Perhaps the last failure was the worst because there were genuine expectations that England could do well in the inaugural World Twenty20. They came here with a team well versed in its particular nuances, a group of so-called specialists who would help to handle the peculiar situations thrown up in the shortest form of the game.

Instead, other sides, almost all the other sides that is, have demonstrated greater virtues on much slenderer experience. The match that determined England's destiny did not actually show all of these since New Zealand's innings faltered as so many of England's have done in the past few days.

But South Africa's pursuit was a good example of how to avoid panic. New Zealand made 153 for eight. Like so many scores in the competition it was not as many as they looked like making. Their top scorer, Craig McMillan, did not manage to harvest enough of the strike late in the innings and although his 48 from 24 balls featured some typically free hitting it could have been very different had he faced only another handful of balls.

South Africa, however, made a pig's ear of their reply. For long enough, it seemed as though they were playing to keep England in the tournament. By the eighth over they had stuttered their way to 45 for three and the watching England team could probably sense a lifeline being thrown.

Justin Kemp snatched it back again. After a circumspect start he hit the ball long and hard. One run came from his first 10 balls, 88 from his next 46 including six sixes and six fours. It is not the first time Kemp has helped to undermine England. On England's unsuccessful one-day tour nearly three years ago his spectacular hitting was significant in two of their defeats.
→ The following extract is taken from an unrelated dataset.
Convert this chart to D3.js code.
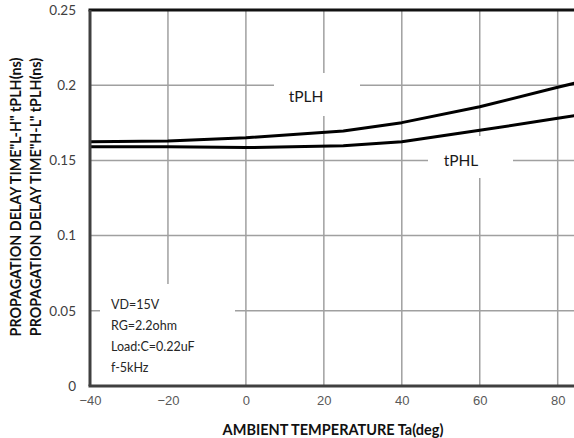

The New Zealand bowling card had an unusual look to it. Mark Gillespie conceded only five runs from his first three overs, including a maiden, Jacob Oram went for 50 in his four.

Apart from England's certain non-involvement it left the group intriguingly poised with the three other teams all still in with a chance of semi-final qualification. That said it all about England.

Elsewhere, Ricky Ponting will discover in the next 48 hours whether he can play any further part in the tournament. The Australia captain pulled a hamstring muscle during Tuesday's defeat against Pakistan and according to a team spokesman, Ponting remains "extremely doubtful" for the remainder of the competition, which ends with the final in Johannesburg on Monday, but Australian team officials are not ruling him out entirely for another two days. He will certainly miss this morning's match against Sri Lanka and is likely to be replaced by Shane Watson.